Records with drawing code
● ● ● ● ●

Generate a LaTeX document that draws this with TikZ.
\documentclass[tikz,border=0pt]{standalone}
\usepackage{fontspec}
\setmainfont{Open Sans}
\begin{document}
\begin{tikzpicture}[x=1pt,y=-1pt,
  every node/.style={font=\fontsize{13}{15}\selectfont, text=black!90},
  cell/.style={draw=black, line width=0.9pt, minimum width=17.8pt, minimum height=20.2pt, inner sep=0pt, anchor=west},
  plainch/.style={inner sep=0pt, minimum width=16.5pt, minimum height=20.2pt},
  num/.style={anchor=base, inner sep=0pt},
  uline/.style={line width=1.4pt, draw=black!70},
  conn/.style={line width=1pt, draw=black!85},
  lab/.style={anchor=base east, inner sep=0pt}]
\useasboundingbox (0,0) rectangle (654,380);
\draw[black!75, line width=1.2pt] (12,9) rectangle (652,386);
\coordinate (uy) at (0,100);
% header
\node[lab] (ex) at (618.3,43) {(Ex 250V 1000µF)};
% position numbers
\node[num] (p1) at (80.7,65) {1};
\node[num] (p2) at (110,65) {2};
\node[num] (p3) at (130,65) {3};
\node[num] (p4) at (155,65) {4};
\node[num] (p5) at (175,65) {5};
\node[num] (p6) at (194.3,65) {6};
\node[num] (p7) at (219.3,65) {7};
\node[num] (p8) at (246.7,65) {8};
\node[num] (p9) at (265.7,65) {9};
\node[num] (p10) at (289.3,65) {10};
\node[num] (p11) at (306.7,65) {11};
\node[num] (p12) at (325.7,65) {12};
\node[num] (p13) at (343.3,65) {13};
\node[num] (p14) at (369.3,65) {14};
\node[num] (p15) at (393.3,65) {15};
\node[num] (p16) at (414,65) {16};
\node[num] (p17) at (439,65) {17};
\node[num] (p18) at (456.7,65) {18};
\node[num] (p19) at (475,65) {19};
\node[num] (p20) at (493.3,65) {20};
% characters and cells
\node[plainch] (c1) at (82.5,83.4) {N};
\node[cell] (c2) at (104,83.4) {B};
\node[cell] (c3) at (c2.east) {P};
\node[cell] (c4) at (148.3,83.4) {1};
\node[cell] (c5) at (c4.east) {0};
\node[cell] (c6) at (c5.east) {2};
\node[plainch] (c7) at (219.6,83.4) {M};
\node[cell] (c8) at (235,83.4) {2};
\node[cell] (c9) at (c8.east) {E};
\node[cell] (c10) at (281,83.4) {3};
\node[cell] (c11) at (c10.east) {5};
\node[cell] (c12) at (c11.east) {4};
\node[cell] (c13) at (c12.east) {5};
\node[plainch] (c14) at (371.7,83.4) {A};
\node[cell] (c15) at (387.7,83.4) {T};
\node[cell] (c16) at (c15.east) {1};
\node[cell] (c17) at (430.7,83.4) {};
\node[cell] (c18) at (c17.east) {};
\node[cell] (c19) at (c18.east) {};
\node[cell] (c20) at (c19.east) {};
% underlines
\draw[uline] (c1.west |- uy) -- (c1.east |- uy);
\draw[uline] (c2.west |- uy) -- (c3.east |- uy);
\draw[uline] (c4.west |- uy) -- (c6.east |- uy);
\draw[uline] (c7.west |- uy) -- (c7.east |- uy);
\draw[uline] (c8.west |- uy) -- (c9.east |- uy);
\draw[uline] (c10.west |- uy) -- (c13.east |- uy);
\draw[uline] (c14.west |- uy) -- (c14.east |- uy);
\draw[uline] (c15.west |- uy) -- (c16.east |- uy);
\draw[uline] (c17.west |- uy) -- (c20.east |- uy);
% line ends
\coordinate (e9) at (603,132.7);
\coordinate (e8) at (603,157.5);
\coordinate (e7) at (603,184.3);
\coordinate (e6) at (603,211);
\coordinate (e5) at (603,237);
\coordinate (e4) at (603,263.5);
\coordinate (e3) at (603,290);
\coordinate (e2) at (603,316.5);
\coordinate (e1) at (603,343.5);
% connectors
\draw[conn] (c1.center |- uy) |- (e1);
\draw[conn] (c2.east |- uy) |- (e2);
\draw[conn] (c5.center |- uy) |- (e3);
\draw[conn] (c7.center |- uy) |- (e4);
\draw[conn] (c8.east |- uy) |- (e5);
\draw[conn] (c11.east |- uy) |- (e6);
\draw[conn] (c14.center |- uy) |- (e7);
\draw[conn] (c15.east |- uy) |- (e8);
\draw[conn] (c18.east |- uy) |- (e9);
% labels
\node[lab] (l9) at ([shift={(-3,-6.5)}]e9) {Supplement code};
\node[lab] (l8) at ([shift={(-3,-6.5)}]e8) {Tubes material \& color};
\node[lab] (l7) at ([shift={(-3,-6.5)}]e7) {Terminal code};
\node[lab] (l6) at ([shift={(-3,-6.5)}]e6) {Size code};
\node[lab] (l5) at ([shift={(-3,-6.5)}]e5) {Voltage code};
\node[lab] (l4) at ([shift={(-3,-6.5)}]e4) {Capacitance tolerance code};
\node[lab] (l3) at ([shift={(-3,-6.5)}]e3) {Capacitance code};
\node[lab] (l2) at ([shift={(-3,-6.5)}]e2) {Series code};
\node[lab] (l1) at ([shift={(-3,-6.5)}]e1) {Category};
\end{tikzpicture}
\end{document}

● ● ● ● ●

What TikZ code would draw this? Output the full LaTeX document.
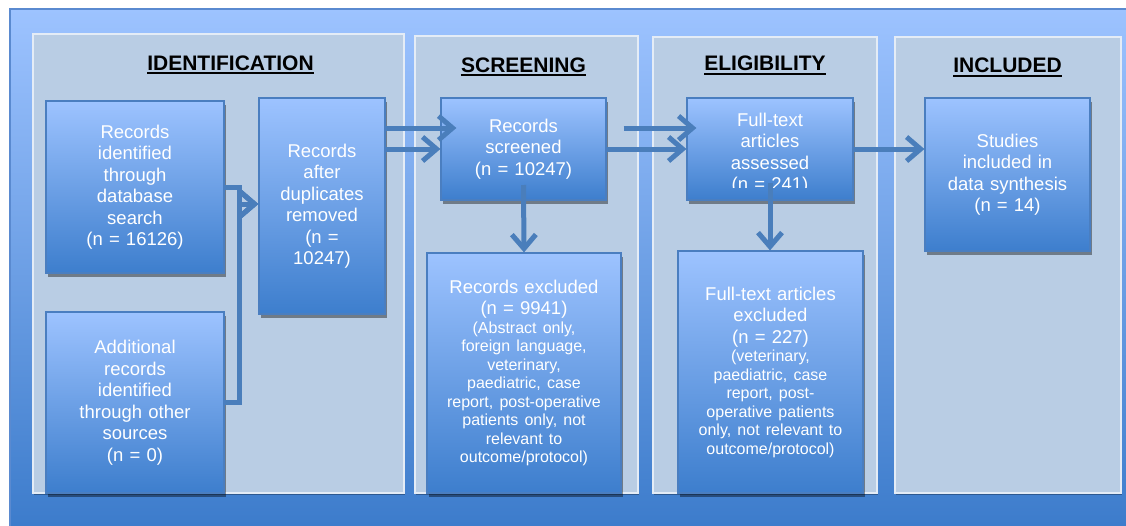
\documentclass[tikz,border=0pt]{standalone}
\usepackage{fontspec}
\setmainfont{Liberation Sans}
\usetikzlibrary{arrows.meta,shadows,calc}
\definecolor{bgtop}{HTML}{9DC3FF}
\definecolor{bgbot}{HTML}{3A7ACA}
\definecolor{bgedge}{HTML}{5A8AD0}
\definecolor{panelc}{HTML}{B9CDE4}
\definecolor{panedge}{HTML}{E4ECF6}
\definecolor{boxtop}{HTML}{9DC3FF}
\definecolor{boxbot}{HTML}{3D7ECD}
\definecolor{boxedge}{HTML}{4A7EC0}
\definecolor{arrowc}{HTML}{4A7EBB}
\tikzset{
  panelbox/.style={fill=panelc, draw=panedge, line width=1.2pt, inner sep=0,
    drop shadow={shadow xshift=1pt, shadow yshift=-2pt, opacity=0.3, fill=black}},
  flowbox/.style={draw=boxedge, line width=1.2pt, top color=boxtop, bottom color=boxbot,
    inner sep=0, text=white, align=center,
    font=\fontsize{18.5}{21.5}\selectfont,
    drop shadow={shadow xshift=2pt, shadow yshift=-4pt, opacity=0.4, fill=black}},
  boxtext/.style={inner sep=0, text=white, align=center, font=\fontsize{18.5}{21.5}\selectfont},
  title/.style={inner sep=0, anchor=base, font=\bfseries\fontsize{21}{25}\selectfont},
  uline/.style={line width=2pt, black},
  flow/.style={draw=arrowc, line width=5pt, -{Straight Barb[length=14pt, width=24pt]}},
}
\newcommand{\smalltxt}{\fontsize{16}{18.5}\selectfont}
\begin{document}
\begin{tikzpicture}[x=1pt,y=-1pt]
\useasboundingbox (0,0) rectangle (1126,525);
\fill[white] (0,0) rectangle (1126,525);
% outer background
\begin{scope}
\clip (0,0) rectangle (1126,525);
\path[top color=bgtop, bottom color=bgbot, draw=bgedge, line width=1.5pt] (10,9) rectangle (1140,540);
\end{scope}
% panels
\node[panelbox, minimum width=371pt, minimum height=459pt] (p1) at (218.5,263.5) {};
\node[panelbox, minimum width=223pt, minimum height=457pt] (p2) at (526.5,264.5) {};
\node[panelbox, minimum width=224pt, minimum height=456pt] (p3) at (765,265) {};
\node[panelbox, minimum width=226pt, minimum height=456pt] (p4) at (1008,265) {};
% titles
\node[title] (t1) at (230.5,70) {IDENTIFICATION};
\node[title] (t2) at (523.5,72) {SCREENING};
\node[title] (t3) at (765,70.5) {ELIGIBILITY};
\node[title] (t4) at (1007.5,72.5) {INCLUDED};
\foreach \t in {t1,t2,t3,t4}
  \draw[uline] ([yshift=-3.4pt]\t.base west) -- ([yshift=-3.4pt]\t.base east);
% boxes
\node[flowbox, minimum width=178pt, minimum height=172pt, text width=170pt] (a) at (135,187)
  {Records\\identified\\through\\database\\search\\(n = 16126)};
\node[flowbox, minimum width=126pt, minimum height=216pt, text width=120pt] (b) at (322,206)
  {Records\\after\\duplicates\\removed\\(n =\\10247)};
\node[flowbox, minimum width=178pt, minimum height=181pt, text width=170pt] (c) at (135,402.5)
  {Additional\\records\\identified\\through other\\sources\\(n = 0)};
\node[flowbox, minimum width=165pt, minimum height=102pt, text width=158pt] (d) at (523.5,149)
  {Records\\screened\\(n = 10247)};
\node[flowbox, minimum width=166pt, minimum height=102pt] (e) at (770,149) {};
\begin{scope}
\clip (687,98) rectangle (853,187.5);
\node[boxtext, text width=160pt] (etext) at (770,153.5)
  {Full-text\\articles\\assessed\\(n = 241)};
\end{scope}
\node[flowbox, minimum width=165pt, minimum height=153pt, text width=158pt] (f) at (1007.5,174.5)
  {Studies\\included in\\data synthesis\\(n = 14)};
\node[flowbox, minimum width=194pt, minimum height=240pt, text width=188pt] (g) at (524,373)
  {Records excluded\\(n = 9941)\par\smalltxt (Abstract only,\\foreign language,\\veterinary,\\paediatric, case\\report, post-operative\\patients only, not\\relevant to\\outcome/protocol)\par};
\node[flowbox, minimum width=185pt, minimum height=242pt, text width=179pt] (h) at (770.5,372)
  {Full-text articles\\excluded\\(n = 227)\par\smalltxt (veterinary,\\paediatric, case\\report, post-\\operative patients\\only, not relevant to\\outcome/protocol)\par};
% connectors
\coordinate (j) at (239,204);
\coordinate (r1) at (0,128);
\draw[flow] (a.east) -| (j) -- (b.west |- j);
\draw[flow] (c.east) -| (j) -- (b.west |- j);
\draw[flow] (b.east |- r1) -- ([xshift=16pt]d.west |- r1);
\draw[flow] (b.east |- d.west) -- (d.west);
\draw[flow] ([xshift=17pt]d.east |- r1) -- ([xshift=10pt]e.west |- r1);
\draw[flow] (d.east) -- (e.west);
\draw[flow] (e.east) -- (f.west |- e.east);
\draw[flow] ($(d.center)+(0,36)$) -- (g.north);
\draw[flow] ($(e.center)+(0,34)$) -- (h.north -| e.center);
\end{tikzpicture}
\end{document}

● ● ● ● ●

== Job ==
Pull out each line containing the word "this" and copy it.

== Written solution ==
Generate a LaTeX document that draws this with TikZ.
What TikZ code would draw this? Output the full LaTeX document.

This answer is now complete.